EXERCISE OBJECTIVE ▸ Retype only what runs from the first line of the listing to the line holding "8.77, 8.17, 7.81, 6.45, 5.54, 5.05, 3.89, 2.29, 1.55, 0.87]", both included. Do not retype the pictures.

DATA TO USE ▸

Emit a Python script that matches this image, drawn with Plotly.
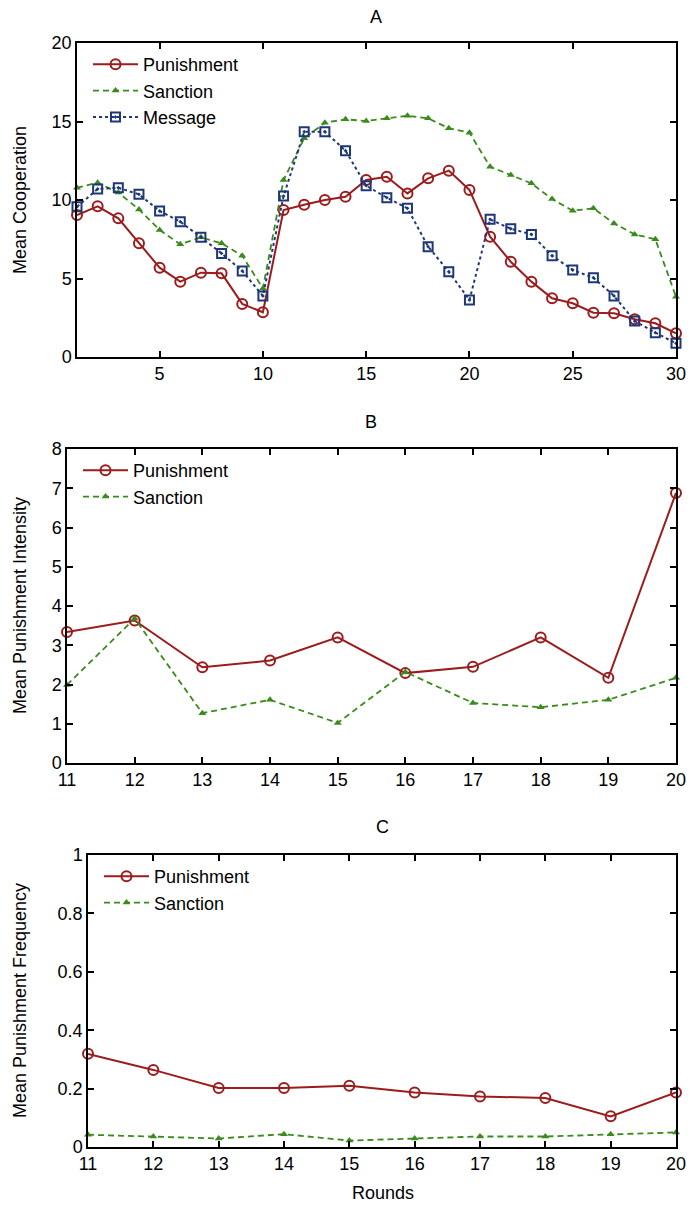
import plotly.graph_objects as go

rounds_a = list(range(1, 31))
punish_a = [9.04, 9.6, 8.83, 7.24, 5.69, 4.8, 5.37, 5.33, 3.38, 2.85,
            9.36, 9.7, 10.0, 10.2, 11.27, 11.48, 10.42, 11.38, 11.87, 10.64,
            7.66, 6.07, 4.8, 3.74, 3.42, 2.82, 2.78, 2.4, 2.15, 1.51]
sanction_a = [10.78, 11.1, 10.47, 9.4, 8.09, 7.18, 7.62, 7.24, 6.45, 4.37,
              11.27, 13.93, 14.92, 15.14, 15.03, 15.2, 15.37, 15.2, 14.57, 14.29,
              12.12, 11.59, 11.06, 10.06, 9.32, 9.47, 8.51, 7.81, 7.5, 3.84]
message_a = [9.57, 10.7, 10.78, 10.36, 9.3, 8.62, 7.62, 6.6, 5.48, 3.89,
             10.25, 14.35, 14.35, 13.14, 10.91, 10.15, 9.47, 7.03, 5.43, 3.63,
             8.77, 8.17, 7.81, 6.45, 5.54, 5.05, 3.89, 2.29, 1.55, 0.87]

rounds_bc = list(range(11, 21))
punish_b = [3.34, 3.63, 2.44, 2.61, 3.2, 2.29, 2.45, 3.2, 2.17, 6.88]
sanction_b = [1.99, 3.68, 1.27, 1.61, 1.02, 2.32, 1.53, 1.42, 1.61, 2.17]
punish_c = [0.319, 0.264, 0.202, 0.202, 0.21, 0.187, 0.173, 0.168, 0.105, 0.187]
sanction_c = [0.042, 0.036, 0.029, 0.044, 0.022, 0.029, 0.036, 0.036, 0.044, 0.05]

RED = "#9B1C1C"
GREEN = "#3A8A1C"
BLUE = "#1E3777"
FONT = "Liberation Sans, Arial, Helvetica, sans-serif"
FS = 18

W, H = 696, 1210
OFF = 8  # page body margin in the rendered HTML


def px(x):
    return (x - OFF) / W


def py(y):
    return 1 - (y - OFF) / H


fig = go.Figure()


def red_trace(x, y, xa, ya, leg):
    return go.Scatter(x=x, y=y, xaxis=xa, yaxis=ya, name="Punishment", legend=leg,
                      mode="lines+markers", cliponaxis=False,
                      line=dict(color=RED, width=2),
                      marker=dict(symbol="circle-open", size=10, color=RED,
                                  line=dict(width=2, color=RED)))


def green_trace(x, y, xa, ya, leg):
    return go.Scatter(x=x, y=y, xaxis=xa, yaxis=ya, name="Sanction", legend=leg,
                      mode="lines+markers", cliponaxis=False,
                      line=dict(color=GREEN, width=1.8, dash="6px,4px"),
                      marker=dict(symbol="triangle-up", size=7, color=GREEN))


def blue_trace(x, y, xa, ya, leg):
    return go.Scatter(x=x, y=y, xaxis=xa, yaxis=ya, name="Message", legend=leg,
                      mode="lines+markers", cliponaxis=False,
                      line=dict(color=BLUE, width=2, dash="dot"),
                      marker=dict(symbol="square-open-dot", size=9, color=BLUE,
                                  line=dict(width=2, color=BLUE)))


fig.add_trace(red_trace(rounds_a, punish_a, "x", "y", "legend"))
fig.add_trace(green_trace(rounds_a, sanction_a, "x", "y", "legend"))
fig.add_trace(blue_trace(rounds_a, message_a, "x", "y", "legend"))
fig.add_trace(red_trace(rounds_bc, punish_b, "x2", "y2", "legend2"))
fig.add_trace(green_trace(rounds_bc, sanction_b, "x2", "y2", "legend2"))
fig.add_trace(red_trace(rounds_bc, punish_c, "x3", "y3", "legend3"))
fig.add_trace(green_trace(rounds_bc, sanction_c, "x3", "y3", "legend3"))

axis_common = dict(showline=True, linecolor="black", linewidth=1.5, mirror="ticks",
                   ticks="inside", ticklen=6, tickwidth=1.5, tickcolor="black",
                   showgrid=False, zeroline=False, automargin=False,
                   tickfont=dict(family=FONT, size=FS, color="black"))

legend_common = dict(xanchor="left", yanchor="top", bgcolor="rgba(0,0,0,0)",
                     font=dict(family=FONT, size=FS, color="black"), itemwidth=45,
                     tracegroupgap=0)

fig.update_layout(
    width=W, height=H,
    margin=dict(l=0, r=0, t=0, b=0, pad=0, autoexpand=False),
    paper_bgcolor="white", plot_bgcolor="white",
    font=dict(family=FONT, size=FS, color="black"),
    xaxis=dict(domain=[px(77), px(676)], range=[1, 30], tickvals=[5, 10, 15, 20, 25, 30],
               anchor="y", **axis_common),
    yaxis=dict(domain=[py(357), py(43)], range=[0, 20], tickvals=[0, 5, 10, 15, 20],
               anchor="x", **axis_common),
    xaxis2=dict(domain=[px(67), px(676)], range=[11, 20], dtick=1,
                anchor="y2", **axis_common),
    yaxis2=dict(domain=[py(763), py(449)], range=[0, 8], dtick=1,
                anchor="x2", **axis_common),
    xaxis3=dict(domain=[px(88), px(676)], range=[11, 20], dtick=1,
                anchor="y3", **axis_common),
    yaxis3=dict(domain=[py(1147), py(855)], range=[0, 1], dtick=0.2,
                anchor="x3", **axis_common),
    legend=dict(x=px(88), y=py(46), **legend_common),
    legend2=dict(x=px(78), y=py(452), **legend_common),
    legend3=dict(x=px(99), y=py(858), **legend_common),
)

annos = [
    dict(text="A", x=px(376), y=py(17)),
    dict(text="B", x=px(371), y=py(422)),
    dict(text="C", x=px(382), y=py(827)),
    dict(text="Rounds", x=px(383), y=py(1193)),
    dict(text="Mean Cooperation", x=px(20), y=py(200), textangle=-90),
    dict(text="Mean Punishment Intensity", x=px(20), y=py(606), textangle=-90),
    dict(text="Mean Punishment Frequency", x=px(20), y=py(1001), textangle=-90),
]
for a in annos:
    fig.add_annotation(xref="paper", yref="paper", showarrow=False,
                       xanchor="center", yanchor="middle",
                       font=dict(family=FONT, size=FS, color="black"), **a)

fig.write_html("out.html")
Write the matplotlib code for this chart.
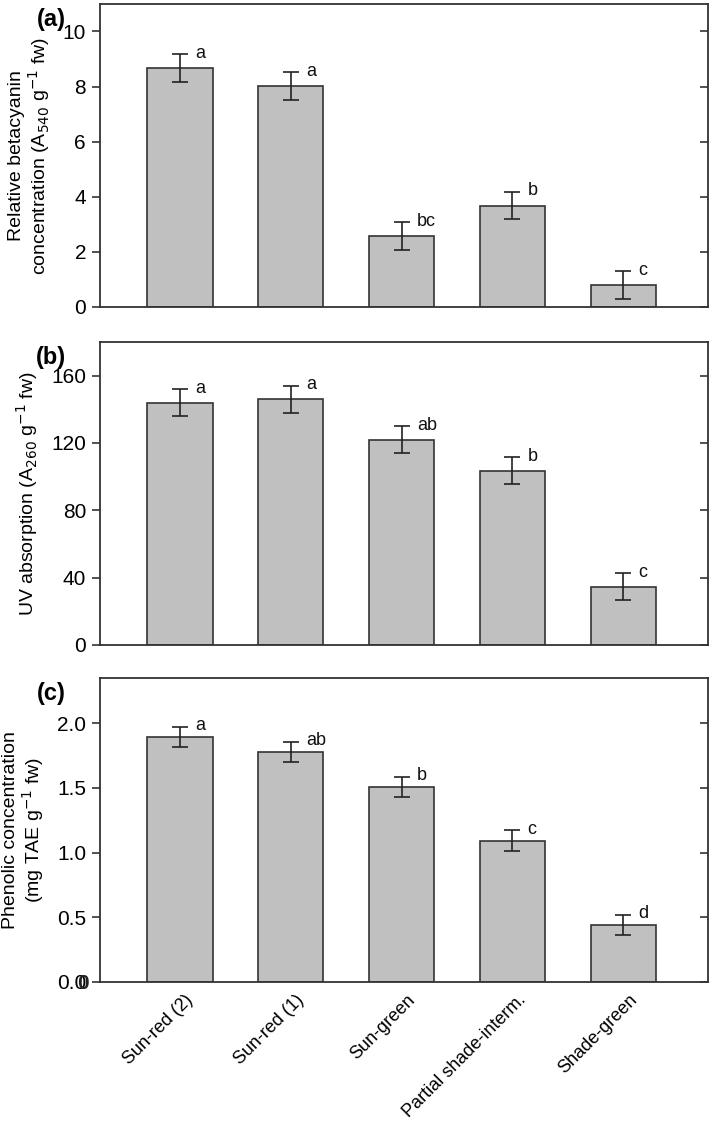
import matplotlib
matplotlib.use('Agg')
import matplotlib.pyplot as plt
import matplotlib.transforms as mtransforms
import numpy as np

plt.rcParams['font.family'] = ['Liberation Sans', 'DejaVu Sans']

# datos
grupos = ['Sun-red (2)', 'Sun-red (1)', 'Sun-green', 'Partial shade-interm.', 'Shade-green']

beta = [8.68, 8.02, 2.58, 3.68, 0.80]
beta_err = [0.50, 0.50, 0.50, 0.50, 0.50]
beta_let = ['a', 'a', 'bc', 'b', 'c']

uv = [144, 146, 122, 103.5, 34.5]
uv_err = [8, 8, 8, 8, 8]
uv_let = ['a', 'a', 'ab', 'b', 'c']

fen = [1.895, 1.78, 1.507, 1.093, 0.443]
fen_err = [0.078, 0.078, 0.078, 0.078, 0.078]
fen_let = ['a', 'ab', 'b', 'c', 'd']

x = np.arange(len(grupos))
gris = '#333333'

fig = plt.figure(figsize=(7.09, 11.27), dpi=100)

paneles = [
    ([0.141, 0.7276, 0.857, 0.2689], beta, beta_err, beta_let, (0, 11), [0, 2, 4, 6, 8, 10],
     ['0', '2', '4', '6', '8', '10'],
     'Relative betacyanin\nconcentration (A$_{540}$ g$^{-1}$ fw)', '(a)'),
    ([0.141, 0.4277, 0.857, 0.2689], uv, uv_err, uv_let, (0, 180), [0, 40, 80, 120, 160],
     ['0', '40', '80', '120', '160'],
     'UV absorption (A$_{260}$ g$^{-1}$ fw)', '(b)'),
    ([0.141, 0.1287, 0.857, 0.2697], fen, fen_err, fen_let, (0, 2.35), [0, 0.5, 1.0, 1.5, 2.0],
     ['0.0', '0.5', '1.0', '1.5', '2.0'],
     'Phenolic concentration\n(mg TAE g$^{-1}$ fw)', '(c)'),
]

axes = []
for pos, vals, errs, lets, ylim, yt, ytl, ylab, tag in paneles:
    ax = fig.add_axes(pos)
    ax.bar(x, vals, width=0.59, color='#c0c0c0', edgecolor=gris, linewidth=1.2, zorder=2)
    ax.errorbar(x, vals, yerr=errs, fmt='none', ecolor='#222222', elinewidth=1.2,
                capsize=6, capthick=1.2, zorder=3)
    off = mtransforms.offset_copy(ax.transData, fig=fig, x=2, y=1, units='dots')
    for xi, v, e, l in zip(x, vals, errs, lets):
        ax.text(xi + 0.12, v + e, l, fontsize=13, ha='left', va='center',
                color='#111111', transform=off)
    ax.set_xlim(-0.72, 4.76)
    ax.set_ylim(*ylim)
    ax.set_yticks(yt)
    ax.set_yticklabels(ytl)
    ax.tick_params(axis='y', which='both', direction='out', length=6, width=1.2,
                   labelsize=15, color=gris, pad=4)
    ax.tick_params(axis='x', length=0)
    for s in ax.spines.values():
        s.set_color(gris)
        s.set_linewidth(1.3)
    ax.set_ylabel(ylab, fontsize=14, labelpad=8, linespacing=1.05)
    tr = mtransforms.offset_copy(ax.transAxes, fig=fig, x=-34, y=-4, units='dots')
    ax.text(0, 1.0, tag, transform=tr, fontsize=17, fontweight='bold',
            ha='right', va='top')
    # ticks de la derecha hacia adentro
    ax2 = ax.secondary_yaxis('right')
    ax2.set_yticks(yt)
    ax2.tick_params(direction='in', length=6, width=1.2, color=gris, labelright=False)
    ax2.spines['right'].set_visible(False)
    axes.append(ax)

axes[0].set_xticks([])
axes[1].set_xticks([])
ax = axes[2]
ax.set_xticks(x)
ax.set_xticklabels(grupos, rotation=45, ha='right', va='top', rotation_mode='anchor',
                   fontsize=13)
ax.tick_params(axis='x', pad=7)
desp = mtransforms.ScaledTranslation(5 / 100, 0, fig.dpi_scale_trans)
for lab in ax.get_xticklabels():
    lab.set_transform(lab.get_transform() + desp)

# el "0" superpuesto sobre el ultimo digito de "0.0"
tr0 = mtransforms.offset_copy(ax.transAxes, fig=fig, x=-11, y=0, units='dots')
ax.text(0, 0.0, '0', transform=tr0, fontsize=15, ha='right', va='center_baseline',
        fontweight='bold', color='#222222')

fig.savefig('out.png', dpi=100)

WRITTEN RESPONSE ▸
Emit a Python script that matches this image, drawn with Plotly.
import plotly.graph_objects as go

rounds_a = list(range(1, 31))
punish_a = [9.04, 9.6, 8.83, 7.24, 5.69, 4.8, 5.37, 5.33, 3.38, 2.85,
            9.36, 9.7, 10.0, 10.2, 11.27, 11.48, 10.42, 11.38, 11.87, 10.64,
            7.66, 6.07, 4.8, 3.74, 3.42, 2.82, 2.78, 2.4, 2.15, 1.51]
sanction_a = [10.78, 11.1, 10.47, 9.4, 8.09, 7.18, 7.62, 7.24, 6.45, 4.37,
              11.27, 13.93, 14.92, 15.14, 15.03, 15.2, 15.37, 15.2, 14.57, 14.29,
              12.12, 11.59, 11.06, 10.06, 9.32, 9.47, 8.51, 7.81, 7.5, 3.84]
message_a = [9.57, 10.7, 10.78, 10.36, 9.3, 8.62, 7.62, 6.6, 5.48, 3.89,
             10.25, 14.35, 14.35, 13.14, 10.91, 10.15, 9.47, 7.03, 5.43, 3.63,
             8.77, 8.17, 7.81, 6.45, 5.54, 5.05, 3.89, 2.29, 1.55, 0.87]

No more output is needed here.